Copy the lines holding the word "Clone", all of them.
# Start of Data rows
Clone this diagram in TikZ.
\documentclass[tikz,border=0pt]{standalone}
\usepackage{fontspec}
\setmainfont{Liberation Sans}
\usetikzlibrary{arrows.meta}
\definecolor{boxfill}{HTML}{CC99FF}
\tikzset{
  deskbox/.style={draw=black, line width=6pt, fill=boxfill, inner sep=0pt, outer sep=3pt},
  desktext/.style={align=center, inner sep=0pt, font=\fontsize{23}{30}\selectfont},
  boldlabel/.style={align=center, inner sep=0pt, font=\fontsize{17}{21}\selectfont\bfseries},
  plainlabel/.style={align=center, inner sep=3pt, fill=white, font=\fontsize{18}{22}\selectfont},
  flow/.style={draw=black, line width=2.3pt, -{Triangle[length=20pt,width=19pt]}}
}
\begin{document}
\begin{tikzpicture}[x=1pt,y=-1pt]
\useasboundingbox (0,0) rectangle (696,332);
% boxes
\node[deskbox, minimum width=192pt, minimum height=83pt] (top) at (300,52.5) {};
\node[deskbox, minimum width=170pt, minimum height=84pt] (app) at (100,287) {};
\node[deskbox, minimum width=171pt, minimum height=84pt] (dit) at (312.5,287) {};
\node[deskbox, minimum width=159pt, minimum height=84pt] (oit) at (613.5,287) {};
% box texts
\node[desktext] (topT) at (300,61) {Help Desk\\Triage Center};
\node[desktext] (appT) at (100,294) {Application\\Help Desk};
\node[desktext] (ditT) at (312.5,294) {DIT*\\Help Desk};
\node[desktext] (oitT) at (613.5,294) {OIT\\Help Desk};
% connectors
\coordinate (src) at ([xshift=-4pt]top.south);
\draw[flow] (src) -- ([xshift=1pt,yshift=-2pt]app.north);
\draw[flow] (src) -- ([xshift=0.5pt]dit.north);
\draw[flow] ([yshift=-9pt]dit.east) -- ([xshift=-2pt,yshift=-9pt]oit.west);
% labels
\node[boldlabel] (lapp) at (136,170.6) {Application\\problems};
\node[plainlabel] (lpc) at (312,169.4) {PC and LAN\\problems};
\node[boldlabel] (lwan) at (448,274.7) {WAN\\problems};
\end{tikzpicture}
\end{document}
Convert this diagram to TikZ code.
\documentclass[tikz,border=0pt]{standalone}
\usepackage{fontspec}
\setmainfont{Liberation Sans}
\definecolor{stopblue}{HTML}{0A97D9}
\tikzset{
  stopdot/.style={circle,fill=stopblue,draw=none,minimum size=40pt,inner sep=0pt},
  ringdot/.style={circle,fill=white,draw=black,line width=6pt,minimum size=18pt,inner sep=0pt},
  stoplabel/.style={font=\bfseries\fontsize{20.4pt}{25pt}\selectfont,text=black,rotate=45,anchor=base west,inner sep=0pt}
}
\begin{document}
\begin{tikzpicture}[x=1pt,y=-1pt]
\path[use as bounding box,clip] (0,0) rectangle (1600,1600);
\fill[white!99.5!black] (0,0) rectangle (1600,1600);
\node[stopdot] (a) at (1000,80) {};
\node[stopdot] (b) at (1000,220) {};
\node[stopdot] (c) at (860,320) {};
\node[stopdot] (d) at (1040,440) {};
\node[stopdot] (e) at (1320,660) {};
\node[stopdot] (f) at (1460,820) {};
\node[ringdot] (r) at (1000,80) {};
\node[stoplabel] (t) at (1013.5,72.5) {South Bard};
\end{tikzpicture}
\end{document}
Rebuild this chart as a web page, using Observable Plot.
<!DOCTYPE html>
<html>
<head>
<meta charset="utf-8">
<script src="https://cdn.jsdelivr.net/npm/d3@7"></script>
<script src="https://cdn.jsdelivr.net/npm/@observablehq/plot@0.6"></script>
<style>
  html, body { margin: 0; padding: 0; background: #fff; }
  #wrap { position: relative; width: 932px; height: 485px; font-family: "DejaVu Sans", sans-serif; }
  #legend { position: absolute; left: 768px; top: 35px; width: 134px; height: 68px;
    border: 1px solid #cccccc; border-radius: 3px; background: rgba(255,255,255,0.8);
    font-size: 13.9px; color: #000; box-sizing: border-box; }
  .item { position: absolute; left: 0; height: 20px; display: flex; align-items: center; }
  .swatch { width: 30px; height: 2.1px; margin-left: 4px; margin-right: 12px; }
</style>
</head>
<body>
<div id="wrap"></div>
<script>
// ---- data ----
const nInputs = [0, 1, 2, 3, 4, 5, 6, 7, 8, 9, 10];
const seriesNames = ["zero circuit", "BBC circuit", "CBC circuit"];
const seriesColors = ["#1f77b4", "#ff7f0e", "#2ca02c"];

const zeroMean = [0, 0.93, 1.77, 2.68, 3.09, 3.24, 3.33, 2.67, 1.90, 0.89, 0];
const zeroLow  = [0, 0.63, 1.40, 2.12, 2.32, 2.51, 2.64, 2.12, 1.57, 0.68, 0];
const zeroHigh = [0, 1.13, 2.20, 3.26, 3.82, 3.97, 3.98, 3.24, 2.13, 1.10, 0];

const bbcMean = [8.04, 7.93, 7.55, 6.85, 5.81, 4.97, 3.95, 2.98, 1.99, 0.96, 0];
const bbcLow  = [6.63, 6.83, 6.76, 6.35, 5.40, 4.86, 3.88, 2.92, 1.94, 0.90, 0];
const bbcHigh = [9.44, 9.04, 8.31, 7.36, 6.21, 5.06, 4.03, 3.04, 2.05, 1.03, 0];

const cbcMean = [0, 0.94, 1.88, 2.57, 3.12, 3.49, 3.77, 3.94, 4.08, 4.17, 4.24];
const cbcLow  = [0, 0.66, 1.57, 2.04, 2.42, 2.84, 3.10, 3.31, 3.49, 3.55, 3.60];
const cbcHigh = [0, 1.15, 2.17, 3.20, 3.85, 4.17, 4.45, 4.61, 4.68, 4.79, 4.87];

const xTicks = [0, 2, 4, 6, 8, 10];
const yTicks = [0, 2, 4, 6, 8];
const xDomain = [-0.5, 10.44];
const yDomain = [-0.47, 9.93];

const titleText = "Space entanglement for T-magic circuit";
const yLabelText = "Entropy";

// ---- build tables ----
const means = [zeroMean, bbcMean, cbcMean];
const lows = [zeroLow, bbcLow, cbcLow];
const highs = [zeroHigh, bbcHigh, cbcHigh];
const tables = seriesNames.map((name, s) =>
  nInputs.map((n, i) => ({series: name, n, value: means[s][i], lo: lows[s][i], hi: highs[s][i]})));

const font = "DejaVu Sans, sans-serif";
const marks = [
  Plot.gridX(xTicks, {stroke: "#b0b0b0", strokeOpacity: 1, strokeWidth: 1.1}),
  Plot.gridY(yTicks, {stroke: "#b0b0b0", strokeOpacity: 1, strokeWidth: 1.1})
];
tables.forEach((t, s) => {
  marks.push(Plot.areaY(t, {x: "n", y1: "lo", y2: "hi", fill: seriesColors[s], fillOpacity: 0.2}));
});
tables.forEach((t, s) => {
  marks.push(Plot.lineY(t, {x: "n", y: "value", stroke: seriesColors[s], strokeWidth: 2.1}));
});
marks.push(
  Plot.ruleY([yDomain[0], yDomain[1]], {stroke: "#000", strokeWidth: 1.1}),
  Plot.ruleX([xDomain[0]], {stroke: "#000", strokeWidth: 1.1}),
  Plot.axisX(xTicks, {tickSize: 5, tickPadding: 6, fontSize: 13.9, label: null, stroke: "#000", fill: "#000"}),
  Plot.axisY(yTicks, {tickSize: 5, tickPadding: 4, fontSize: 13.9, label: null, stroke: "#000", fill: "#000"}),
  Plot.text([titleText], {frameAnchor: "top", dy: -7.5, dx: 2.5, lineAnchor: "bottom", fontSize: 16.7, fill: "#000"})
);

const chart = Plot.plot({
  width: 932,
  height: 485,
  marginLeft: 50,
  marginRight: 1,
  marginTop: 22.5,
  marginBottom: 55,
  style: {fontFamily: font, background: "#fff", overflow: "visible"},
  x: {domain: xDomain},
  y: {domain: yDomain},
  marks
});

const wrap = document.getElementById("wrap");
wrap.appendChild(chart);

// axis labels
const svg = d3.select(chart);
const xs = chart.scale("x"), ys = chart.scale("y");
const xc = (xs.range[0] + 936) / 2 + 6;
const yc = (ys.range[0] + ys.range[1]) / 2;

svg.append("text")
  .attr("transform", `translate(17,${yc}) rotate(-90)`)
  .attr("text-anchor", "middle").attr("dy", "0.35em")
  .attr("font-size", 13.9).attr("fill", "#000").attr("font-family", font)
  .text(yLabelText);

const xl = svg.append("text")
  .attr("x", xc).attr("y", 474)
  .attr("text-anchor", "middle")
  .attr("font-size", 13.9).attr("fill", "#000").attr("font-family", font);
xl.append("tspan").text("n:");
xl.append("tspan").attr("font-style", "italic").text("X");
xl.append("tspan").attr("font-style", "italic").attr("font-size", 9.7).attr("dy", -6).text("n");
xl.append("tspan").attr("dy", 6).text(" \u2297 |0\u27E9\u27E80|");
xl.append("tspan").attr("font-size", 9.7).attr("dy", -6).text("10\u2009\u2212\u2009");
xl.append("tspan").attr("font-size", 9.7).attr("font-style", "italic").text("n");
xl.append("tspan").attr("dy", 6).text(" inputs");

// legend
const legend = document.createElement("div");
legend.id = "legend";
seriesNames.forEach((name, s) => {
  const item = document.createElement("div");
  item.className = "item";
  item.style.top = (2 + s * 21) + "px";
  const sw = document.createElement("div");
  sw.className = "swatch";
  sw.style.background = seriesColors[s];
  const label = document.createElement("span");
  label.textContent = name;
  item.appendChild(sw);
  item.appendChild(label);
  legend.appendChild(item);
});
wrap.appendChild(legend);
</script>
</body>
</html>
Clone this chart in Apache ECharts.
# End of Data rows
## Result for this exercise
Clone this diagram in TikZ.
Clone this chart in Apache ECharts.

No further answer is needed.